== AIM ==
Exactly as written, retype the listing below, omitting the pictures.

-------- ENTRIES SHOWN

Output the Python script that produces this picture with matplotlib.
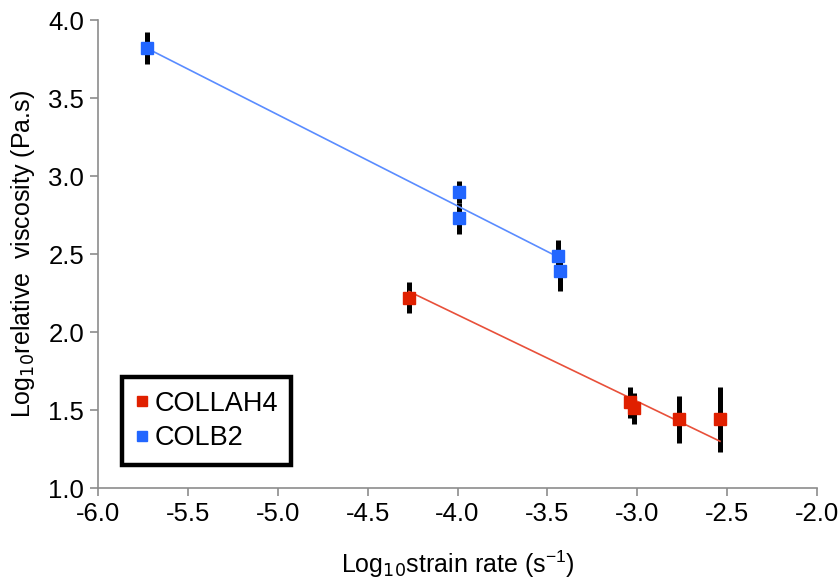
import matplotlib
matplotlib.use("Agg")
import matplotlib.pyplot as plt
import numpy as np

plt.rcParams['font.family'] = ['Liberation Sans', 'DejaVu Sans']
plt.rcParams['mathtext.fontset'] = 'custom'
plt.rcParams['mathtext.rm'] = 'Liberation Sans'
plt.rcParams['mathtext.it'] = 'Liberation Sans'
plt.rcParams['mathtext.default'] = 'regular'

# Data
collah4_x = [-4.27, -3.04, -3.02, -2.77, -2.54]
collah4_y = [2.22, 1.55, 1.51, 1.44, 1.44]
collah4_err = [0.10, 0.10, 0.10, 0.15, 0.21]
collah4_fit = (-0.555, -0.11)  # slope, intercept

colb2_x = [-5.73, -3.99, -3.99, -3.44, -3.43]
colb2_y = [3.82, 2.90, 2.73, 2.49, 2.39]
colb2_err = [0.10, 0.07, 0.10, 0.10, 0.13]
colb2_fit = (-0.585, 0.468)

x_ticks = [-6.0, -5.5, -5.0, -4.5, -4.0, -3.5, -3.0, -2.5, -2.0]
y_ticks = [1.0, 1.5, 2.0, 2.5, 3.0, 3.5, 4.0]

red = '#E02000'
blue = '#2266FF'
red_line = '#E8503A'
blue_line = '#5A8CFF'

fig = plt.figure(figsize=(8.38, 5.80), dpi=100)
ax = fig.add_axes([0.117, 0.1586, 0.858, 0.8069])

for xs, ys, errs, fit, mc, lc, lab in [
    (collah4_x, collah4_y, collah4_err, collah4_fit, red, red_line, 'COLLAH4'),
    (colb2_x, colb2_y, colb2_err, colb2_fit, blue, blue_line, 'COLB2'),
]:
    ax.errorbar(xs, ys, yerr=errs, fmt='none', ecolor='black', elinewidth=3.6,
                capsize=0, zorder=2)
    fx = np.array([min(xs), max(xs)])
    ax.plot(fx, fit[0] * fx + fit[1], color=lc, lw=1.2, zorder=3)
    ax.plot(xs, ys, ls='none', marker='s', ms=9, mfc=mc, mec=mc, zorder=4,
            label=lab)

ax.set_xlim(-6.0, -2.0)
ax.set_ylim(1.0, 4.0)
ax.set_xticks(x_ticks)
ax.set_yticks(y_ticks)
ax.set_xticklabels([f"{v:.1f}" for v in x_ticks])
ax.set_yticklabels([f"{v:.1f}" for v in y_ticks])
for s in ['top', 'right']:
    ax.spines[s].set_visible(False)
for s in ['left', 'bottom']:
    ax.spines[s].set_color('#8c8c8c')
    ax.spines[s].set_linewidth(1.2)
ax.tick_params(axis='both', direction='out', length=6, width=1.2,
               color='#8c8c8c', labelsize=18.5, labelcolor='black', pad=4)

ax.set_xlabel(r'Log$_{\mathsf{10}}$strain rate (s$^{-1}$)', fontsize=18, labelpad=16)
ax.set_ylabel(r'Log$_{\mathsf{10}}$relative  viscosity (Pa.s)', fontsize=18, labelpad=8)

leg = ax.legend(loc='lower left', bbox_to_anchor=(0.033, 0.05), fontsize=19.5,
                frameon=True, fancybox=False, handlelength=0.5,
                handletextpad=0.2, markerscale=0.75, borderpad=0.5,
                labelspacing=0.3, borderaxespad=0, framealpha=1)
leg.get_frame().set_edgecolor('black')
leg.get_frame().set_linewidth(3.2)

fig.savefig('out.png', dpi=100)
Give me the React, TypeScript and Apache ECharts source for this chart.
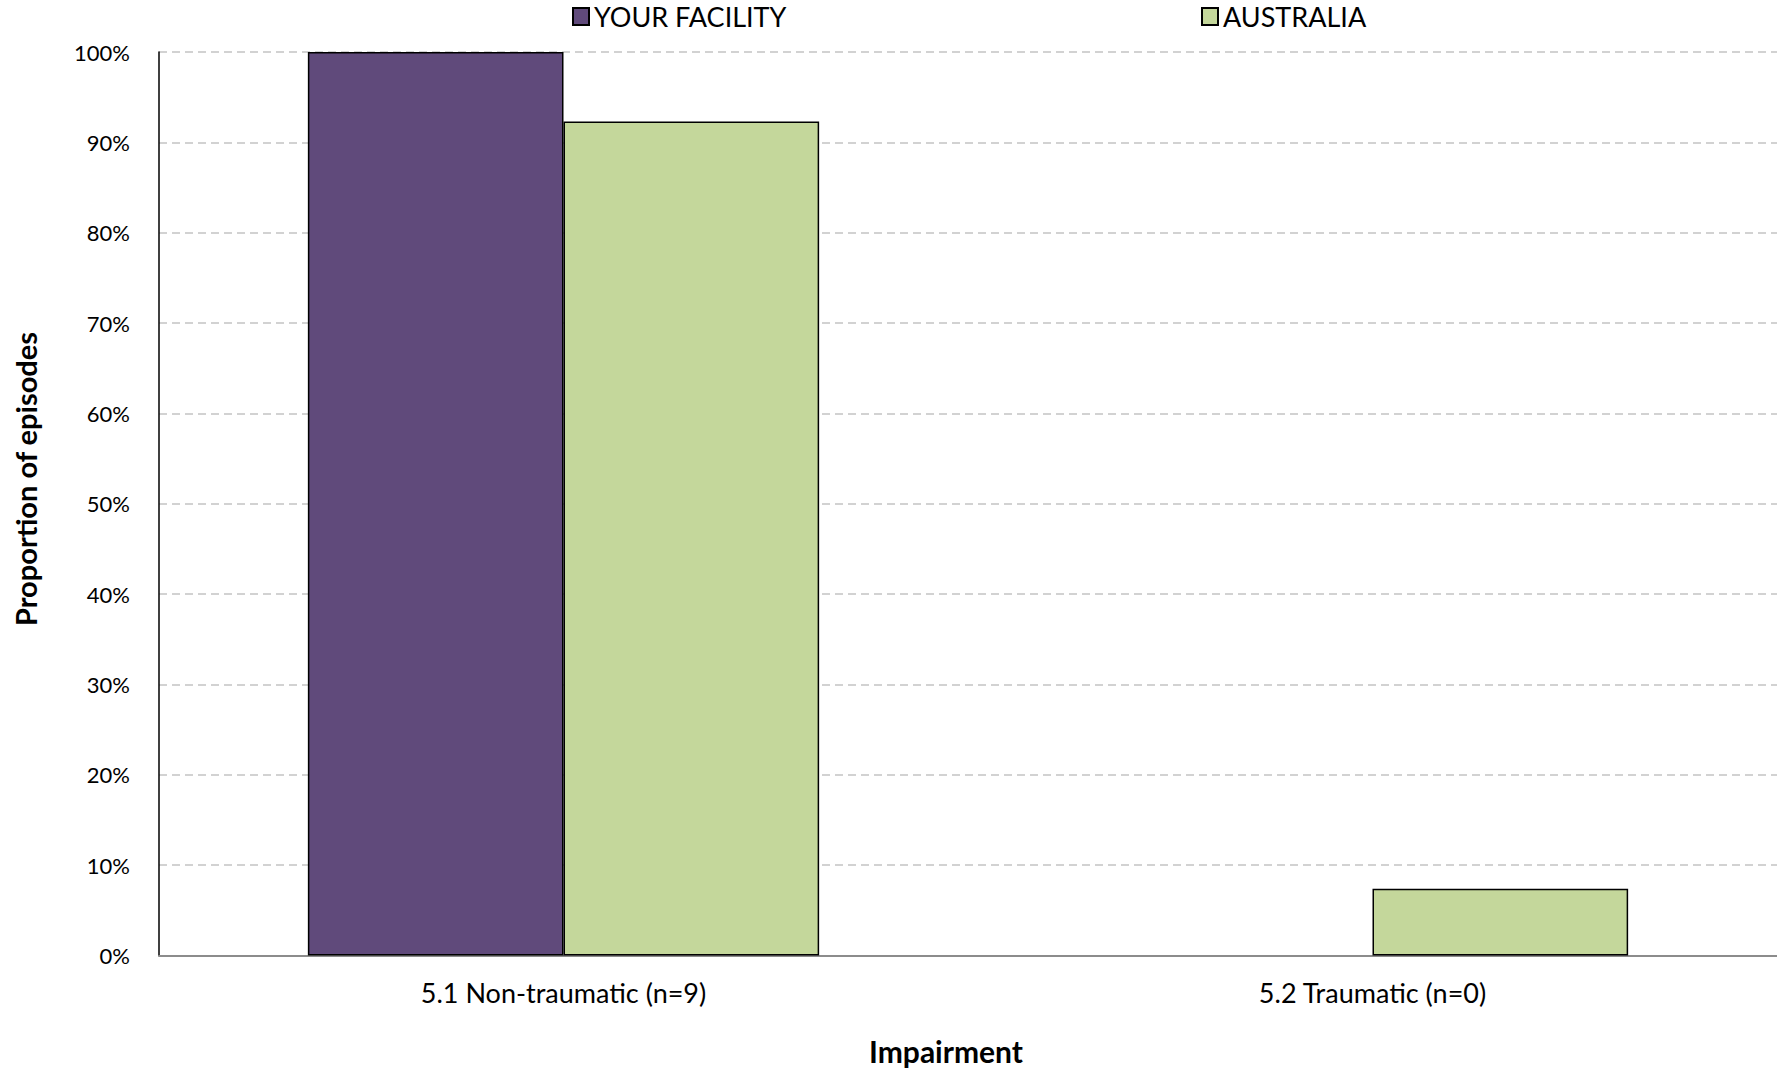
import React, { useEffect, useRef } from "react";
import * as echarts from "echarts";

const categories = ["5.1 Non-traumatic (n=9)", "5.2 Traumatic (n=0)"];
const facilityValues = [100, 0];
const australiaValues = [92.3, 7.4];
const seriesNames = ["YOUR FACILITY", "AUSTRALIA"];
const yTicks = [0, 10, 20, 30, 40, 50, 60, 70, 80, 90, 100];

const FONT = "Lato, 'Noto Sans', sans-serif";

const toBarData = (vals: number[]) =>
  vals.map((v) => (v === 0 ? { value: v, itemStyle: { borderWidth: 0 } } : v));

export default function App() {
  const ref = useRef<HTMLDivElement>(null);
  useEffect(() => {
    if (!ref.current) return;
    const chart = echarts.init(ref.current, null, { renderer: "svg" });
    chart.setOption({
      animation: false,
      backgroundColor: "#ffffff",
      textStyle: { fontFamily: FONT },
      legend: [
        {
          data: [seriesNames[0]],
          left: 572,
          top: 3,
          padding: 0,
          itemWidth: 16,
          itemHeight: 17,
          textStyle: { fontSize: 27, color: "#000", fontFamily: FONT },
          icon: "rect",
        },
        {
          data: [seriesNames[1]],
          left: 1201,
          top: 3,
          padding: 0,
          itemWidth: 16,
          itemHeight: 17,
          textStyle: { fontSize: 27, color: "#000", fontFamily: FONT },
          icon: "rect",
        },
      ],
      grid: { left: 159, right: 0, top: 52, bottom: 113.5, containLabel: false },
      xAxis: {
        type: "category",
        data: categories,
        axisLine: { show: true, lineStyle: { color: "#8c8c8c", width: 2 } },
        axisTick: { show: false },
        axisLabel: { fontSize: 27, color: "#000", margin: 23, fontFamily: FONT },
        splitLine: { show: false },
      },
      yAxis: {
        type: "value",
        min: yTicks[0],
        max: yTicks[yTicks.length - 1],
        interval: 10,
        axisLine: { show: true, lineStyle: { color: "#000", width: 1.5 } },
        axisTick: { show: false },
        axisLabel: {
          fontSize: 22,
          color: "#000",
          margin: 29,
          fontFamily: FONT,
          formatter: (v: number) => `${v}%`,
        },
        splitLine: {
          show: true,
          lineStyle: { color: "#c4c4c4", width: 1.5, type: [8, 5] },
        },
      },
      graphic: [
        {
          type: "text",
          x: 25,
          y: 479,
          rotation: Math.PI / 2,
          style: {
            text: "Proportion of episodes",
            font: `bold 29px ${FONT}`,
            fill: "#000",
            align: "center",
            verticalAlign: "middle",
          },
        },
        {
          type: "text",
          x: 946,
          y: 1051,
          style: {
            text: "Impairment",
            font: `bold 30px ${FONT}`,
            fill: "#000",
            align: "center",
            verticalAlign: "middle",
          },
        },
      ],
      series: [
        {
          name: seriesNames[0],
          type: "bar",
          data: toBarData(facilityValues),
          barGap: "0%",
          barCategoryGap: "36.8%",
          itemStyle: { color: "#604A7B", borderColor: "#000", borderWidth: 1.5 },
        },
        {
          name: seriesNames[1],
          type: "bar",
          data: toBarData(australiaValues),
          barGap: "0%",
          barCategoryGap: "36.8%",
          itemStyle: { color: "#C4D79B", borderColor: "#000", borderWidth: 1.5 },
        },
      ],
    });
    return () => chart.dispose();
  }, []);
  return (
    <div
      ref={ref}
      style={{ position: "fixed", left: 0, top: 0, width: 1777, height: 1069 }}
    />
  );
}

----------------

== EXERCISE ANSWER ==
Output the Python script that produces this picture with matplotlib.
import matplotlib
matplotlib.use("Agg")
import matplotlib.pyplot as plt
import numpy as np

plt.rcParams['font.family'] = ['Liberation Sans', 'DejaVu Sans']
plt.rcParams['mathtext.fontset'] = 'custom'
plt.rcParams['mathtext.rm'] = 'Liberation Sans'
plt.rcParams['mathtext.it'] = 'Liberation Sans'
plt.rcParams['mathtext.default'] = 'regular'

# Data
collah4_x = [-4.27, -3.04, -3.02, -2.77, -2.54]
collah4_y = [2.22, 1.55, 1.51, 1.44, 1.44]
collah4_err = [0.10, 0.10, 0.10, 0.15, 0.21]
collah4_fit = (-0.555, -0.11)  # slope, intercept

colb2_x = [-5.73, -3.99, -3.99, -3.44, -3.43]
colb2_y = [3.82, 2.90, 2.73, 2.49, 2.39]
colb2_err = [0.10, 0.07, 0.10, 0.10, 0.13]
colb2_fit = (-0.585, 0.468)

x_ticks = [-6.0, -5.5, -5.0, -4.5, -4.0, -3.5, -3.0, -2.5, -2.0]
y_ticks = [1.0, 1.5, 2.0, 2.5, 3.0, 3.5, 4.0]

red = '#E02000'
blue = '#2266FF'
red_line = '#E8503A'
blue_line = '#5A8CFF'

fig = plt.figure(figsize=(8.38, 5.80), dpi=100)
ax = fig.add_axes([0.117, 0.1586, 0.858, 0.8069])

for xs, ys, errs, fit, mc, lc, lab in [
    (collah4_x, collah4_y, collah4_err, collah4_fit, red, red_line, 'COLLAH4'),
    (colb2_x, colb2_y, colb2_err, colb2_fit, blue, blue_line, 'COLB2'),
]:
    ax.errorbar(xs, ys, yerr=errs, fmt='none', ecolor='black', elinewidth=3.6,
                capsize=0, zorder=2)
    fx = np.array([min(xs), max(xs)])
    ax.plot(fx, fit[0] * fx + fit[1], color=lc, lw=1.2, zorder=3)
    ax.plot(xs, ys, ls='none', marker='s', ms=9, mfc=mc, mec=mc, zorder=4,
            label=lab)

ax.set_xlim(-6.0, -2.0)
ax.set_ylim(1.0, 4.0)
ax.set_xticks(x_ticks)
ax.set_yticks(y_ticks)
ax.set_xticklabels([f"{v:.1f}" for v in x_ticks])
ax.set_yticklabels([f"{v:.1f}" for v in y_ticks])
for s in ['top', 'right']:
    ax.spines[s].set_visible(False)
for s in ['left', 'bottom']:
    ax.spines[s].set_color('#8c8c8c')
    ax.spines[s].set_linewidth(1.2)
ax.tick_params(axis='both', direction='out', length=6, width=1.2,
               color='#8c8c8c', labelsize=18.5, labelcolor='black', pad=4)

ax.set_xlabel(r'Log$_{\mathsf{10}}$strain rate (s$^{-1}$)', fontsize=18, labelpad=16)
ax.set_ylabel(r'Log$_{\mathsf{10}}$relative  viscosity (Pa.s)', fontsize=18, labelpad=8)

leg = ax.legend(loc='lower left', bbox_to_anchor=(0.033, 0.05), fontsize=19.5,
                frameon=True, fancybox=False, handlelength=0.5,
                handletextpad=0.2, markerscale=0.75, borderpad=0.5,
                labelspacing=0.3, borderaxespad=0, framealpha=1)
leg.get_frame().set_edgecolor('black')
leg.get_frame().set_linewidth(3.2)

fig.savefig('out.png', dpi=100)
Give me the React, TypeScript and Apache ECharts source for this chart.
import React, { useEffect, useRef } from "react";
import * as echarts from "echarts";

const categories = ["5.1 Non-traumatic (n=9)", "5.2 Traumatic (n=0)"];
const facilityValues = [100, 0];
const australiaValues = [92.3, 7.4];
const seriesNames = ["YOUR FACILITY", "AUSTRALIA"];
const yTicks = [0, 10, 20, 30, 40, 50, 60, 70, 80, 90, 100];

const FONT = "Lato, 'Noto Sans', sans-serif";

const toBarData = (vals: number[]) =>
  vals.map((v) => (v === 0 ? { value: v, itemStyle: { borderWidth: 0 } } : v));

export default function App() {
  const ref = useRef<HTMLDivElement>(null);
  useEffect(() => {
    if (!ref.current) return;
    const chart = echarts.init(ref.current, null, { renderer: "svg" });
    chart.setOption({
      animation: false,
      backgroundColor: "#ffffff",
      textStyle: { fontFamily: FONT },
      legend: [
        {
          data: [seriesNames[0]],
          left: 572,
          top: 3,
          padding: 0,
          itemWidth: 16,
          itemHeight: 17,
          textStyle: { fontSize: 27, color: "#000", fontFamily: FONT },
          icon: "rect",
        },
        {
          data: [seriesNames[1]],
          left: 1201,
          top: 3,
          padding: 0,
          itemWidth: 16,
          itemHeight: 17,
          textStyle: { fontSize: 27, color: "#000", fontFamily: FONT },
          icon: "rect",
        },
      ],
      grid: { left: 159, right: 0, top: 52, bottom: 113.5, containLabel: false },
      xAxis: {
        type: "category",
        data: categories,
        axisLine: { show: true, lineStyle: { color: "#8c8c8c", width: 2 } },
        axisTick: { show: false },
        axisLabel: { fontSize: 27, color: "#000", margin: 23, fontFamily: FONT },
        splitLine: { show: false },
      },
      yAxis: {
        type: "value",
        min: yTicks[0],
        max: yTicks[yTicks.length - 1],
        interval: 10,
        axisLine: { show: true, lineStyle: { color: "#000", width: 1.5 } },
        axisTick: { show: false },
        axisLabel: {
          fontSize: 22,
          color: "#000",
          margin: 29,
          fontFamily: FONT,
          formatter: (v: number) => `${v}%`,
        },
        splitLine: {
          show: true,
          lineStyle: { color: "#c4c4c4", width: 1.5, type: [8, 5] },
        },
      },
      graphic: [
        {
          type: "text",
          x: 25,
          y: 479,
          rotation: Math.PI / 2,
          style: {
            text: "Proportion of episodes",
            font: `bold 29px ${FONT}`,
            fill: "#000",
            align: "center",
            verticalAlign: "middle",
          },
        },
        {
          type: "text",
          x: 946,
          y: 1051,
          style: {
            text: "Impairment",
            font: `bold 30px ${FONT}`,
            fill: "#000",
            align: "center",
            verticalAlign: "middle",
          },
        },
      ],
      series: [
        {
          name: seriesNames[0],
          type: "bar",
          data: toBarData(facilityValues),
          barGap: "0%",
          barCategoryGap: "36.8%",
          itemStyle: { color: "#604A7B", borderColor: "#000", borderWidth: 1.5 },
        },
        {
          name: seriesNames[1],
          type: "bar",
          data: toBarData(australiaValues),
          barGap: "0%",
          barCategoryGap: "36.8%",
          itemStyle: { color: "#C4D79B", borderColor: "#000", borderWidth: 1.5 },
        },
      ],
    });
    return () => chart.dispose();
  }, []);
  return (
    <div
      ref={ref}
      style={{ position: "fixed", left: 0, top: 0, width: 1777, height: 1069 }}
    />
  );
}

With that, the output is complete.